RESIDENTS IN V4 COUNTRIES SUPPORT NEITHER WEBER NOR TIMMERMANS

The vast majority  of people living in the V4 countries (80 percent) do not want Manfred Webert or Frans Timmerman to be President of the European Commission, according to a poll conducted by Nézőpont Intézet in V4 Member States Hungary, Slovakia, Czechia and Poland.

On average, only one out of five (20 percent) supports either candidate, but there are more than twice as many in the region (42 percent) who would definitely want someone else  for the position.

Both politicians are rejected by a large number of people in all V4 Member States, and even when referred to directly by name, only 11 percent of respondents said they supported Manfred Weber and 9 percent Frans Timmerman. This ratio is rather low considering that the total result of parties supporting either top candidate in their campaign averages 35.2 percent. Hence neither top candidate has a significant support base in V4 countries as only somewhat more than half of  the supporters of the parties in question back them.

In Hungary not even 1 person out of 10 on average would like to see either Timmermanns (7 percent) or Weber (9 percent) in the presidential seat. Half of Hungarians (48 percent) would like someone else as leader of the Commission. In Poland parties of the People’s Party and Socialist coalition have received  38.47 percent of the votes in vain, as the two party families’ top candidate is supported by 27 percent of the people only.

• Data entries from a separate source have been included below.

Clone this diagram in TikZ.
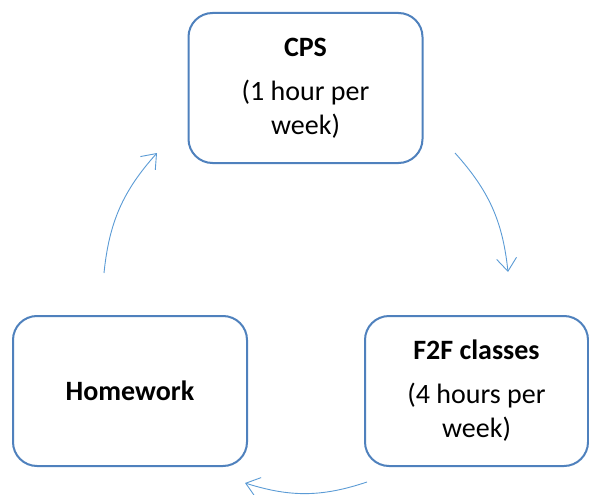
\documentclass[tikz,border=0pt]{standalone}
\usepackage{fontspec}
\setmainfont{Carlito}
\usetikzlibrary{arrows.meta,positioning,calc}
\definecolor{cyblue}{HTML}{4F81BD}
\definecolor{cyarrow}{HTML}{5B9BD5}

\begin{document}
\begin{tikzpicture}[
  x=1pt, y=-1pt,
  box/.style={
    draw=cyblue, line width=2pt, rounded corners=24pt,
    fill=white, text=black, align=center, inner sep=0pt,
    minimum width=234pt, minimum height=150pt,
    font=\fontsize{28}{34}\selectfont
  },
  cyc/.style={-{Straight Barb[length=13pt,width=20pt]}, cyarrow, line width=0.9pt},
]
  \useasboundingbox (0,0) rectangle (589,495);

  % The three stages
  \node[box] (cps) at (305.5, 88) {\textbf{CPS}\\[10pt](1 hour per\\week)};
  \node[box, minimum width=223pt] (f2f) at (476.5, 391) {\textbf{F2F classes}\\[10pt](4 hours per\\week)};
  \node[box] (hw) at (130, 391) {\textbf{Homework}};

  % Ends of the cycle arrows
  \coordinate (c1a) at (455, 153);
  \coordinate (c1b) at (508, 272);
  \coordinate (c2a) at (367, 482);
  \coordinate (c2b) at (245, 483);
  \coordinate (c3a) at (104, 273);
  \coordinate (c3b) at (157, 153);

  % Cycle arrows (clockwise)
  \draw[cyc] (c1a) to[bend left=18] (c1b);
  \draw[cyc] (c2a) to[bend left=18] (c2b);
  \draw[cyc] (c3a) to[bend left=18] (c3b);

\end{tikzpicture}
\end{document}
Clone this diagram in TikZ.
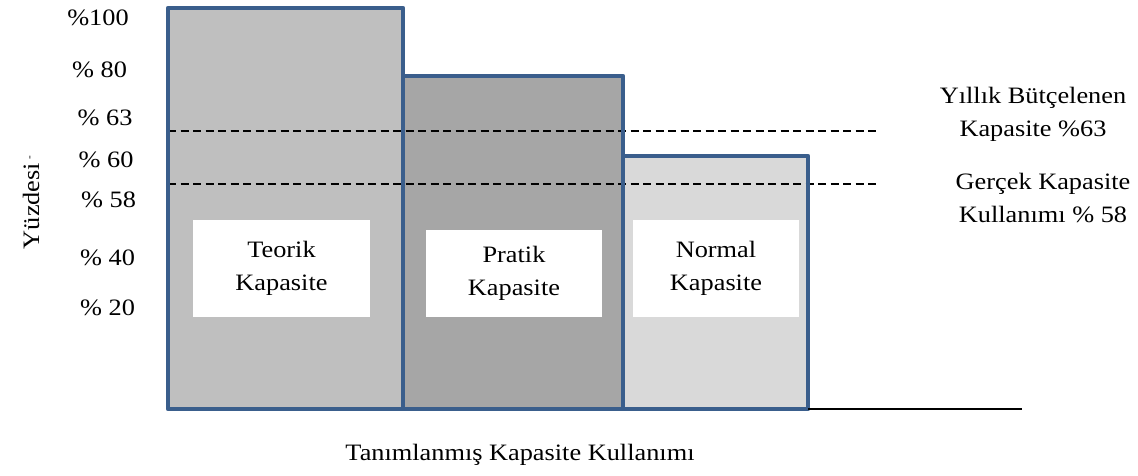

In Slovakia, even less than half of the 15.72 percent voting for a disappointing SMER (7 percent) support the presidential candidate of the Socialist party family. Frans Timmermans, who has been well received by the Polish opposition due to the procedure against PiS, is most popular in Poland (19 percent). In Slovakia, Manfred Weber is the more popular top candidate (16 percent), however, even in these countries at least twice as many people (46 and 37 percent) would rather see somebody else as president of the Commission. The V4 Heads of Government therefore go to Brussels with a strong mandate, and their hands are not tied by the electorate’s expectations in relation to the top candidates.

Methodology

Nézőpont Institute conducted the computer assisted telephone interviewing survey (CATI) between 27 May and 7 June 2019 in V4 countries Czechia, Poland, Hungary and Slovakia involving 500 respondents in each country or 2,000 in total. The sample is representative of the population aged 18 and over by gender, age, region, settlement type and educational level. All data are shown in percentages and may vary from 100 due to rounding.